Por Sergio Roithmann, chefe do Serviço de Oncologia do Hospital Moinhos de Vento
Em 1971, os Estados Unidos estavam enredados na guerra do Vietnã. Pressionado, o presidente Richard Nixon resolveu disparar um conflito mais popular: a guerra contra o câncer. Foi uma injeção imediata de 100 milhões de dólares, e depois de bilhões, em uma missão: a cura do câncer em uma década. E aonde chegamos?
Fizemos grandes progressos. Desenvolvemos a quimioterapia e a radioterapia. Combinadas com esses tratamentos, as cirurgias ficaram menos mutiladoras. Curamos algumas leucemias, linfomas e câncer de testículo. Diagnosticamos mais precocemente o câncer de mama, intestino, colo uterino e próstata. Passamos a curar três de cada quatro desses casos mais iniciais. Combatemos o tabagismo, e as mortes por câncer de pulmão diminuíram.
Desvendamos a biologia do câncer. É uma célula normal transformada, com defeitos em genes e cromossomos. Adquire superpoderes, mas tem pontos fracos. Cada câncer é diferente do outro. Estamos descobrindo medicações personalizadas. Controlamos a leucemia mieloide crônica com um comprimido tomado para sempre: esse foi um marco e indicou um novo caminho.
Se não podemos curar, podemos controlar a doença por mais tempo. Aprendemos a cuidar melhor, e os pacientes têm melhor qualidade de vida. Descobrimos o valor da imunoterapia. Estamos reprogramando nosso sistema imunológico para combater o câncer. Curamos melanomas e aumentamos o tempo de vida de pessoas com muitos outros tumores. Aprendemos a identificar famílias de risco e prevenimos muitos cânceres hereditários.

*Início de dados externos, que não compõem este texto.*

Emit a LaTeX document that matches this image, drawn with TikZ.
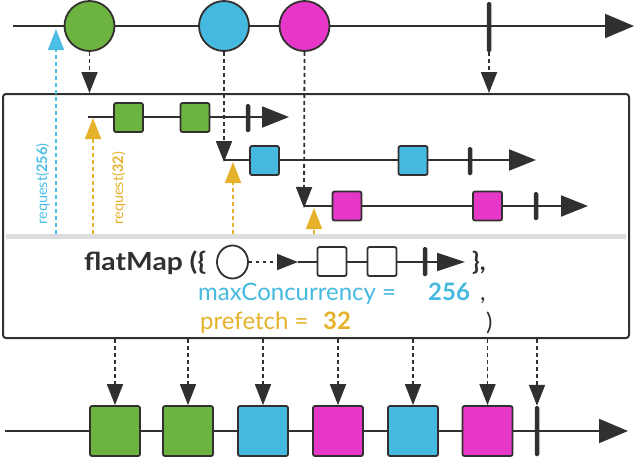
\documentclass[tikz,border=0pt]{standalone}
\usepackage{fontspec}
\setmainfont{Lato}
\newfontfamily\reqfont{Lato}[Ligatures=NoCommon,Kerning=Off]
\usetikzlibrary{arrows.meta,shapes.geometric}
\definecolor{cgreen}{HTML}{6DB33F}
\definecolor{cblue}{HTML}{45B9DF}
\definecolor{cmag}{HTML}{E637C9}
\definecolor{cyel}{HTML}{E6B22C}
\definecolor{creq}{HTML}{4CBDE6}
\definecolor{cdark}{HTML}{32302E}
\definecolor{cband}{HTML}{DDDDDD}
\begin{document}
\begin{tikzpicture}[x=1pt,y=-1pt,
  tline/.style={draw=cdark, line width=2pt, -{Triangle[length=29pt,width=24pt]}},
  sline/.style={draw=cdark, line width=2pt, -{Triangle[length=27pt,width=21pt]}},
  fline/.style={draw=cdark, line width=2pt, -{Triangle[length=28pt,width=18pt]}},
  dsh/.style={draw=cdark, line width=1.8pt, dash pattern=on 4pt off 3pt, -{Triangle[length=21pt,width=16pt]}},
  ydsh/.style={draw=cyel, line width=1.8pt, dash pattern=on 4pt off 3pt, -{Triangle[length=21pt,width=16pt]}},
  bdsh/.style={draw=creq, line width=1.8pt, dash pattern=on 4pt off 3pt, -{Triangle[length=21pt,width=16pt]}},
  circ/.style={circle, draw=cdark, line width=1.8pt, minimum size=50pt, inner sep=0pt},
  bsq/.style={rectangle, rounded corners=2pt, draw=cdark, line width=1.8pt, minimum size=50pt, inner sep=0pt},
  ssq/.style={rectangle, rounded corners=2pt, draw=cdark, line width=1.8pt, minimum size=29pt, inner sep=0pt},
  bar/.style={rectangle, rounded corners=1.5pt, fill=cdark, minimum width=4.5pt, inner sep=0pt},
  txt/.style={anchor=base west, inner sep=0pt, font=\fontsize{24}{28}\selectfont},
]
\useasboundingbox (0,0) rectangle (640,459);
% ---------- top timeline ----------
\coordinate (ts) at (13,26);
\coordinate (te) at (634,26);
\draw[tline] (ts) -- (te);
\node[circ, fill=cgreen] (c1) at (89.5,26) {};
\node[circ, fill=cblue] (c2) at (224,26) {};
\node[circ, fill=cmag] (c3) at (304.5,26) {};
\node[bar, minimum height=50pt] (tb) at (489,27) {};
% ---------- operator box ----------
\node[draw=cdark, line width=2pt, rounded corners=3pt, minimum width=626pt, minimum height=244pt, inner sep=0pt] (box) at (316,216) {};
\draw[cband, line width=5pt] (6,236) -- (626,236);
% ---------- inner line 1 ----------
\coordinate (l1s) at (88,117);
\coordinate (l1e) at (289,117);
\draw[sline] (l1s) -- (l1e);
\node[ssq, fill=cgreen] (g1) at (128.5,117.5) {};
\node[ssq, fill=cgreen] (g2) at (195,117.5) {};
\node[bar, minimum height=28pt] (b1) at (248,118) {};
% ---------- inner line 2 ----------
\coordinate (l2s) at (224,160);
\coordinate (l2e) at (536,160);
\draw[sline] (l2s) -- (l2e);
\node[ssq, fill=cblue] (u1) at (264.5,160.5) {};
\node[ssq, fill=cblue] (u2) at (413,160.5) {};
\node[bar, minimum height=28pt] (b2) at (470,161) {};
% ---------- inner line 3 ----------
\coordinate (l3s) at (304,206);
\coordinate (l3e) at (588,206);
\draw[sline] (l3s) -- (l3e);
\node[ssq, fill=cmag] (m1) at (347,206) {};
\node[ssq, fill=cmag] (m2) at (487.5,206) {};
\node[bar, minimum height=28pt] (b3) at (536,206) {};
% ---------- connectors from the top timeline ----------
\draw[dsh] (c1.south) -- (c1.south |- box.north);
\draw[dsh] (tb.south) -- (tb.south |- box.north);
\draw[dsh] (c2.south) -- ([yshift=-2pt]l2s);
\draw[dsh] (c3.south) -- ([yshift=-2pt]l3s);
% ---------- requests ----------
\coordinate (rq0) at (56,234);
\coordinate (rq0e) at (56,29);
\draw[bdsh] (rq0) -- (rq0e);
\coordinate (rq1) at (93,234);
\coordinate (rq1e) at (93,118);
\draw[ydsh] (rq1) -- (rq1e);
\coordinate (rq2) at (233,234);
\coordinate (rq2e) at (233,162);
\draw[ydsh] (rq2) -- (rq2e);
\coordinate (rq3) at (314,234);
\coordinate (rq3e) at (314,208);
\draw[ydsh] (rq3) -- (rq3e);
\node[rotate=90, anchor=base west, inner sep=0pt, text=creq, font=\reqfont\fontsize{14.5}{17}\selectfont] (t256) at (47,225) {request(\textbf{256})};
\node[rotate=90, anchor=base west, inner sep=0pt, text=cyel, font=\reqfont\fontsize{14.5}{17}\selectfont] (t32) at (123,225) {request(\textbf{32})};
% ---------- flatMap signature ----------
\node[txt, font=\fontsize{25}{28}\selectfont\bfseries, text=cdark] (fm) at (84,270) {\scalebox{1.13}[1]{flatMap (\{}};
\node[ellipse, draw=cdark, line width=1.8pt, minimum width=31pt, minimum height=33pt, inner sep=0pt] (fc) at (232.5,262) {};
\coordinate (fa) at (298,262);
\draw[draw=cdark, line width=1.8pt, dash pattern=on 3pt off 4pt, -{Triangle[length=21pt,width=16pt]}] (fc.east) -- (fa);
\coordinate (fe) at (465,262);
\draw[fline] (fa) -- (fe);
\node[ssq, fill=white] (f1) at (332,261.5) {};
\node[ssq, fill=white] (f2) at (382,261.5) {};
\node[bar, minimum height=29pt] (fb) at (425,261.5) {};
\node[txt, font=\fontsize{25}{28}\selectfont\bfseries, text=cdark] (fcl) at (472,270) {\},};
\node[txt, text=cblue] (mc) at (198,300) {maxConcurrency};
\node[txt, text=cblue] (mceq) at (382,300) {=};
\node[txt, text=cblue, font=\fontsize{24}{28}\selectfont\bfseries] (mcv) at (428,300) {256};
\node[txt, text=cdark] (mcc) at (480,300) {,};
\node[txt, text=cyel] (pf) at (200,329) {prefetch =};
\node[txt, text=cyel, font=\fontsize{24}{28}\selectfont\bfseries] (pfv) at (323,329) {32};
\node[txt, text=cdark] (pfc) at (486,330) {)};
% ---------- bottom timeline ----------
\coordinate (bs) at (5,431);
\coordinate (be) at (628,431);
\draw[tline] (bs) -- (be);
\node[bsq, fill=cgreen] (o1) at (115,431) {};
\node[bsq, fill=cgreen] (o2) at (188,431) {};
\node[bsq, fill=cblue] (o3) at (263,431) {};
\node[bsq, fill=cmag] (o4) at (338,431) {};
\node[bsq, fill=cblue] (o5) at (413,431) {};
\node[bsq, fill=cmag] (o6) at (487.5,431) {};
\node[bar, minimum height=50pt] (ob) at (537,431) {};
\foreach \n in {o1,o2,o3,o4,o5,o6,ob}
  \draw[dsh] (\n.north |- box.south) -- (\n.north);
\end{tikzpicture}
\end{document}
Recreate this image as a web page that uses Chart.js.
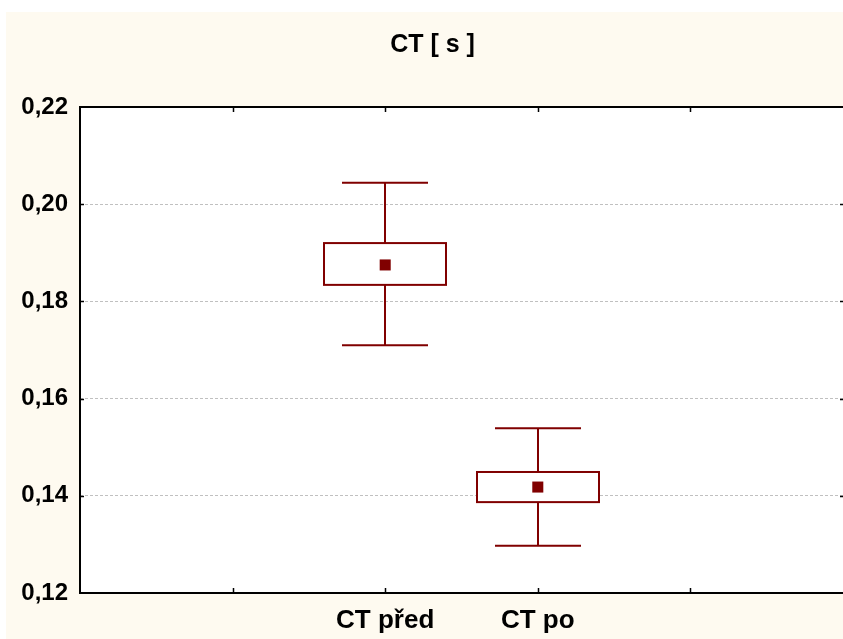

Mas os Estados Unidos não venceram a guerra do Vietnã, e Nixon não venceu a sua guerra contra o câncer. Talvez porque não seja uma guerra, e nós, médicos, pesquisadores e pacientes, não sejamos guerreiros. Somos humanos e temos nossos limites. Somos mortais e ainda precisamos digerir essa ideia. Enquanto isso, como seres inconformados, seguimos trabalhando e pesquisando intensamente para superar esses nossos limites.